Challenge >>
Exclude the pictures and return every line exactly as written.

[Charts and diagrams as code]
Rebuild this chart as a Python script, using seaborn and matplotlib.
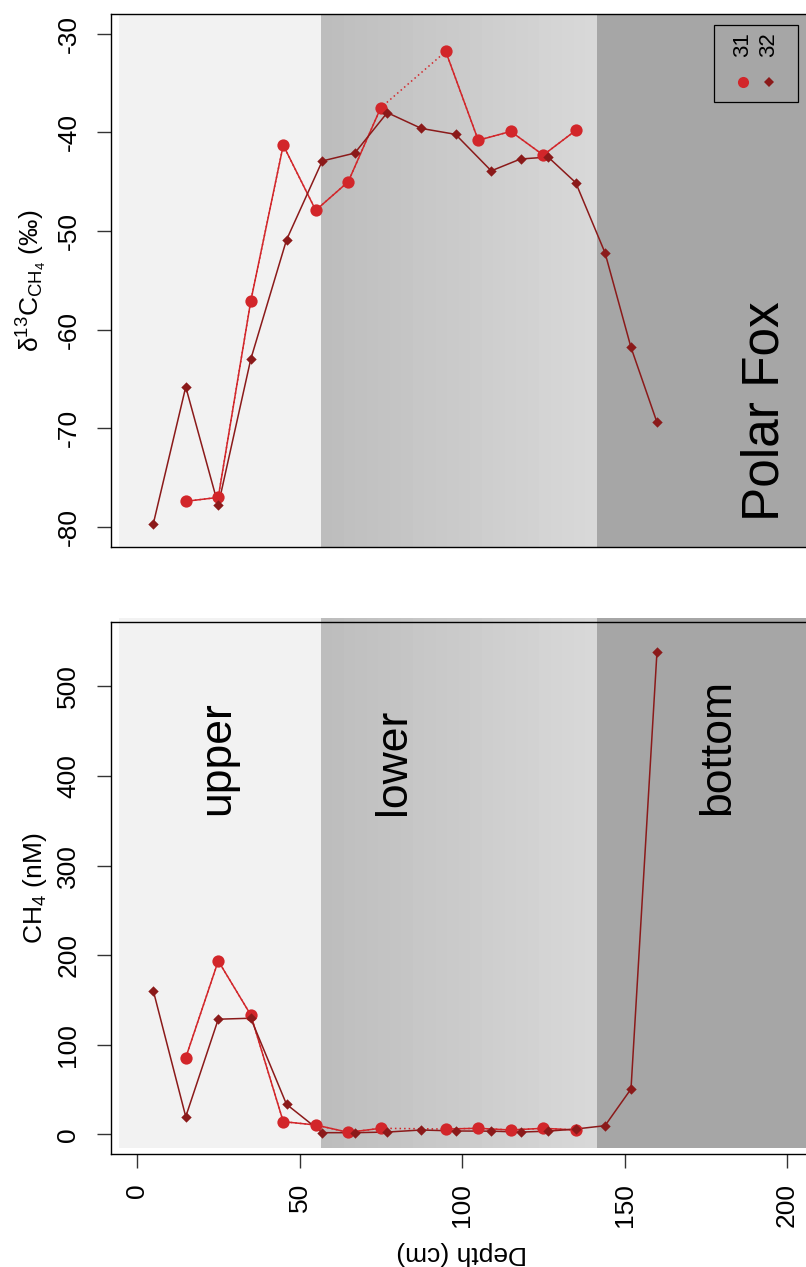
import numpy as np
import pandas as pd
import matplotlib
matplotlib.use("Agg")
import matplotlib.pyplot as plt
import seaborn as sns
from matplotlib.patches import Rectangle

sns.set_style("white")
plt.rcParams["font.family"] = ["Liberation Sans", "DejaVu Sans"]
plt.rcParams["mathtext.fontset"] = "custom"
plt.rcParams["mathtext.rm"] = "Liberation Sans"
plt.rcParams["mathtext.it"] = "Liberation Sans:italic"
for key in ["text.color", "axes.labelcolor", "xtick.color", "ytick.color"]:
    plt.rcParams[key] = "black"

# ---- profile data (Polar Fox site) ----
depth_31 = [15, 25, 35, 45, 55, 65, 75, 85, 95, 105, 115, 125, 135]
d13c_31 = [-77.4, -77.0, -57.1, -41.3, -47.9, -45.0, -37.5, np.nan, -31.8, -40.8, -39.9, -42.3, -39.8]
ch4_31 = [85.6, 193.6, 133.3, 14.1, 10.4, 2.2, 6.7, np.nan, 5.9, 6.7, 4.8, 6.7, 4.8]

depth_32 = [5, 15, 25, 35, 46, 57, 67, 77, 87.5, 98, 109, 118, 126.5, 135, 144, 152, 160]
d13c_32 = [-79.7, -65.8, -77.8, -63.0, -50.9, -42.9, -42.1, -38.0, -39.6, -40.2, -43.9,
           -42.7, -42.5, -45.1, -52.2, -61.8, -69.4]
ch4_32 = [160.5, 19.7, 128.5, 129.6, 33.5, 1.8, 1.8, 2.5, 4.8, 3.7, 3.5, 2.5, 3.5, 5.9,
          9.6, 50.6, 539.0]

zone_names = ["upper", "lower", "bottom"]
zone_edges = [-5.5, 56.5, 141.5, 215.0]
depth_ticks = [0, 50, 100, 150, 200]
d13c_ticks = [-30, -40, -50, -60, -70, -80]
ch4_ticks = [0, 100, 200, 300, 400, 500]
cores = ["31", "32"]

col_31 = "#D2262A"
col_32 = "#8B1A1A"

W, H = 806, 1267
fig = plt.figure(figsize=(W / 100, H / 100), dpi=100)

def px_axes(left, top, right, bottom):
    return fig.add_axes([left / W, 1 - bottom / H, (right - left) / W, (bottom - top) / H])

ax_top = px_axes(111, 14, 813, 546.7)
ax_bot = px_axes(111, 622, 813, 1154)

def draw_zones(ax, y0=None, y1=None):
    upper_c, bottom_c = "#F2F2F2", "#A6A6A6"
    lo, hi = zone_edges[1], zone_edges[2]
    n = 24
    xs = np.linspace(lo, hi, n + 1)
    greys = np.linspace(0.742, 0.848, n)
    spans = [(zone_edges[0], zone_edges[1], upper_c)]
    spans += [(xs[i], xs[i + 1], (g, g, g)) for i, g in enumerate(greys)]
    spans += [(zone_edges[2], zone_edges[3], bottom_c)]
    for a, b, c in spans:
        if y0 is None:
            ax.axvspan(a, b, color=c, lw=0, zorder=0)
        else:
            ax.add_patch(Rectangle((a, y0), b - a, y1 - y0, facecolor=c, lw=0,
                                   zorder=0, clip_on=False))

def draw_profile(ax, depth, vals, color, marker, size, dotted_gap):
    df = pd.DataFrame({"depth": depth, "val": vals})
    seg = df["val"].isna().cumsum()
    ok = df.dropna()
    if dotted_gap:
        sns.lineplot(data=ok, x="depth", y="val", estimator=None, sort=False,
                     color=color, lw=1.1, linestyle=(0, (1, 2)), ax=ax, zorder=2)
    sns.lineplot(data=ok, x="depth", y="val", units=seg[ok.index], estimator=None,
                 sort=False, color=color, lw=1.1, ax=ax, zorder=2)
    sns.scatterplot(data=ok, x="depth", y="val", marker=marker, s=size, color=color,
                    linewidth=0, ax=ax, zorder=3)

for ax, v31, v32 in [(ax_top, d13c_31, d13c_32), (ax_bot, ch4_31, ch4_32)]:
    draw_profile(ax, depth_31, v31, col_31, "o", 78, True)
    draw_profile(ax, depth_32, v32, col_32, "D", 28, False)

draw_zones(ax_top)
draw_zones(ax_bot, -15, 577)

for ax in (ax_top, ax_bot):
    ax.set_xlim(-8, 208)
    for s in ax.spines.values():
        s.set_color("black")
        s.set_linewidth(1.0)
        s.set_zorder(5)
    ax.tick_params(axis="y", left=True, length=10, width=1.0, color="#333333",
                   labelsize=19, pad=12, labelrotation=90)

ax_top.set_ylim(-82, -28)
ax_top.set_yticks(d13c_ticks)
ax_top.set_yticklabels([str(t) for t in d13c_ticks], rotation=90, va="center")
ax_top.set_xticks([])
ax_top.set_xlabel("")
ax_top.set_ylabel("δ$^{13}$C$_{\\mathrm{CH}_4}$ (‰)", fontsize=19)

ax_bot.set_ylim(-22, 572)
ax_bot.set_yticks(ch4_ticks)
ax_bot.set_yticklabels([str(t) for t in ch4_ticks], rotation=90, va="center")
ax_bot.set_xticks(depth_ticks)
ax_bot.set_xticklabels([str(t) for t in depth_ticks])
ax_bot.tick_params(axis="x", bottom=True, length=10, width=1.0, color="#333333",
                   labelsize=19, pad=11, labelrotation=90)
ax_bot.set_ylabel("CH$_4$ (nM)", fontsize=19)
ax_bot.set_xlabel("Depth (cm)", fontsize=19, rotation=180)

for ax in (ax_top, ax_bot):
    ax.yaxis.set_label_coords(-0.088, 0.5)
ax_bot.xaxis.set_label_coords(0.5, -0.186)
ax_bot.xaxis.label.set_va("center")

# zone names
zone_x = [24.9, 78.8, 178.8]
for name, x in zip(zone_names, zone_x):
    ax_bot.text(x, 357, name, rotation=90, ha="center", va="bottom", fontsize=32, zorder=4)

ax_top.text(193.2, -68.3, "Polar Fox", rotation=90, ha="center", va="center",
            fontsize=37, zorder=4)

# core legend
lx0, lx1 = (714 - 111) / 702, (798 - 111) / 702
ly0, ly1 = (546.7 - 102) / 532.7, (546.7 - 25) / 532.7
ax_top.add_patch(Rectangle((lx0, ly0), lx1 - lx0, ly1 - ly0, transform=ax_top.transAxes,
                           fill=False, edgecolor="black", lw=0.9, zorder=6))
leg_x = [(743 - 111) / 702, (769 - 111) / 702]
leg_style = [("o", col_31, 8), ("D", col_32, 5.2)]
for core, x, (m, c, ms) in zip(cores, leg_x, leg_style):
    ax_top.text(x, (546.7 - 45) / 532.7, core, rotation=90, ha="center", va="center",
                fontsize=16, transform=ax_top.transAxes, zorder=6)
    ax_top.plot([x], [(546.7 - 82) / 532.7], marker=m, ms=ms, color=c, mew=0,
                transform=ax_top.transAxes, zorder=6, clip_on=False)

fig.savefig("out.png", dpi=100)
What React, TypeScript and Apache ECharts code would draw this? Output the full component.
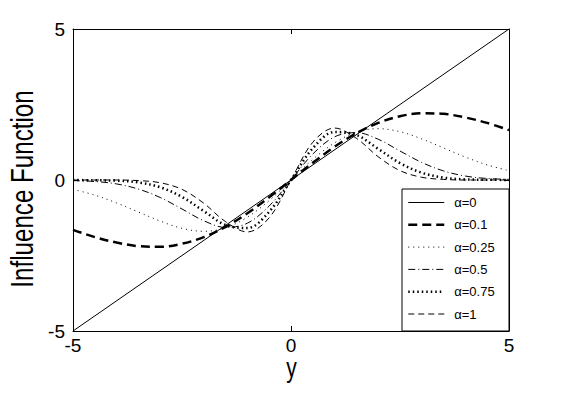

Output >>
Rebuild this chart as a Python script, using seaborn and matplotlib.
import numpy as np
import pandas as pd
import matplotlib
matplotlib.use("Agg")
import matplotlib.pyplot as plt
import seaborn as sns
from matplotlib.patches import Rectangle

sns.set_style("white")
plt.rcParams["font.family"] = ["Liberation Sans", "DejaVu Sans"]
plt.rcParams["mathtext.fontset"] = "custom"
plt.rcParams["mathtext.rm"] = "Liberation Sans"
plt.rcParams["mathtext.it"] = "Liberation Sans:italic"
for key in ["text.color", "axes.labelcolor", "xtick.color", "ytick.color"]:
    plt.rcParams[key] = "black"

# ---- profile data (Polar Fox site) ----
depth_31 = [15, 25, 35, 45, 55, 65, 75, 85, 95, 105, 115, 125, 135]
d13c_31 = [-77.4, -77.0, -57.1, -41.3, -47.9, -45.0, -37.5, np.nan, -31.8, -40.8, -39.9, -42.3, -39.8]
ch4_31 = [85.6, 193.6, 133.3, 14.1, 10.4, 2.2, 6.7, np.nan, 5.9, 6.7, 4.8, 6.7, 4.8]

depth_32 = [5, 15, 25, 35, 46, 57, 67, 77, 87.5, 98, 109, 118, 126.5, 135, 144, 152, 160]
d13c_32 = [-79.7, -65.8, -77.8, -63.0, -50.9, -42.9, -42.1, -38.0, -39.6, -40.2, -43.9,
           -42.7, -42.5, -45.1, -52.2, -61.8, -69.4]
ch4_32 = [160.5, 19.7, 128.5, 129.6, 33.5, 1.8, 1.8, 2.5, 4.8, 3.7, 3.5, 2.5, 3.5, 5.9,
          9.6, 50.6, 539.0]

zone_names = ["upper", "lower", "bottom"]
zone_edges = [-5.5, 56.5, 141.5, 215.0]
depth_ticks = [0, 50, 100, 150, 200]
d13c_ticks = [-30, -40, -50, -60, -70, -80]
ch4_ticks = [0, 100, 200, 300, 400, 500]
cores = ["31", "32"]

col_31 = "#D2262A"
col_32 = "#8B1A1A"

W, H = 806, 1267
fig = plt.figure(figsize=(W / 100, H / 100), dpi=100)

def px_axes(left, top, right, bottom):
    return fig.add_axes([left / W, 1 - bottom / H, (right - left) / W, (bottom - top) / H])

ax_top = px_axes(111, 14, 813, 546.7)
ax_bot = px_axes(111, 622, 813, 1154)

def draw_zones(ax, y0=None, y1=None):
    upper_c, bottom_c = "#F2F2F2", "#A6A6A6"
    lo, hi = zone_edges[1], zone_edges[2]
    n = 24
    xs = np.linspace(lo, hi, n + 1)
    greys = np.linspace(0.742, 0.848, n)
    spans = [(zone_edges[0], zone_edges[1], upper_c)]
    spans += [(xs[i], xs[i + 1], (g, g, g)) for i, g in enumerate(greys)]
    spans += [(zone_edges[2], zone_edges[3], bottom_c)]
    for a, b, c in spans:
        if y0 is None:
            ax.axvspan(a, b, color=c, lw=0, zorder=0)
        else:
            ax.add_patch(Rectangle((a, y0), b - a, y1 - y0, facecolor=c, lw=0,
                                   zorder=0, clip_on=False))

def draw_profile(ax, depth, vals, color, marker, size, dotted_gap):
    df = pd.DataFrame({"depth": depth, "val": vals})
    seg = df["val"].isna().cumsum()
    ok = df.dropna()
    if dotted_gap:
        sns.lineplot(data=ok, x="depth", y="val", estimator=None, sort=False,
                     color=color, lw=1.1, linestyle=(0, (1, 2)), ax=ax, zorder=2)
    sns.lineplot(data=ok, x="depth", y="val", units=seg[ok.index], estimator=None,
                 sort=False, color=color, lw=1.1, ax=ax, zorder=2)
    sns.scatterplot(data=ok, x="depth", y="val", marker=marker, s=size, color=color,
                    linewidth=0, ax=ax, zorder=3)

for ax, v31, v32 in [(ax_top, d13c_31, d13c_32), (ax_bot, ch4_31, ch4_32)]:
    draw_profile(ax, depth_31, v31, col_31, "o", 78, True)
    draw_profile(ax, depth_32, v32, col_32, "D", 28, False)

draw_zones(ax_top)
draw_zones(ax_bot, -15, 577)

for ax in (ax_top, ax_bot):
    ax.set_xlim(-8, 208)
    for s in ax.spines.values():
        s.set_color("black")
        s.set_linewidth(1.0)
        s.set_zorder(5)
    ax.tick_params(axis="y", left=True, length=10, width=1.0, color="#333333",
                   labelsize=19, pad=12, labelrotation=90)

ax_top.set_ylim(-82, -28)
ax_top.set_yticks(d13c_ticks)
ax_top.set_yticklabels([str(t) for t in d13c_ticks], rotation=90, va="center")
ax_top.set_xticks([])
ax_top.set_xlabel("")
ax_top.set_ylabel("δ$^{13}$C$_{\\mathrm{CH}_4}$ (‰)", fontsize=19)

ax_bot.set_ylim(-22, 572)
ax_bot.set_yticks(ch4_ticks)
ax_bot.set_yticklabels([str(t) for t in ch4_ticks], rotation=90, va="center")
ax_bot.set_xticks(depth_ticks)
ax_bot.set_xticklabels([str(t) for t in depth_ticks])
ax_bot.tick_params(axis="x", bottom=True, length=10, width=1.0, color="#333333",
                   labelsize=19, pad=11, labelrotation=90)
ax_bot.set_ylabel("CH$_4$ (nM)", fontsize=19)
ax_bot.set_xlabel("Depth (cm)", fontsize=19, rotation=180)

for ax in (ax_top, ax_bot):
    ax.yaxis.set_label_coords(-0.088, 0.5)
ax_bot.xaxis.set_label_coords(0.5, -0.186)
ax_bot.xaxis.label.set_va("center")

# zone names
zone_x = [24.9, 78.8, 178.8]
for name, x in zip(zone_names, zone_x):
    ax_bot.text(x, 357, name, rotation=90, ha="center", va="bottom", fontsize=32, zorder=4)

ax_top.text(193.2, -68.3, "Polar Fox", rotation=90, ha="center", va="center",
            fontsize=37, zorder=4)

# core legend
lx0, lx1 = (714 - 111) / 702, (798 - 111) / 702
ly0, ly1 = (546.7 - 102) / 532.7, (546.7 - 25) / 532.7
ax_top.add_patch(Rectangle((lx0, ly0), lx1 - lx0, ly1 - ly0, transform=ax_top.transAxes,
                           fill=False, edgecolor="black", lw=0.9, zorder=6))
leg_x = [(743 - 111) / 702, (769 - 111) / 702]
leg_style = [("o", col_31, 8), ("D", col_32, 5.2)]
for core, x, (m, c, ms) in zip(cores, leg_x, leg_style):
    ax_top.text(x, (546.7 - 45) / 532.7, core, rotation=90, ha="center", va="center",
                fontsize=16, transform=ax_top.transAxes, zorder=6)
    ax_top.plot([x], [(546.7 - 82) / 532.7], marker=m, ms=ms, color=c, mew=0,
                transform=ax_top.transAxes, zorder=6, clip_on=False)

fig.savefig("out.png", dpi=100)
What React, TypeScript and Apache ECharts code would draw this? Output the full component.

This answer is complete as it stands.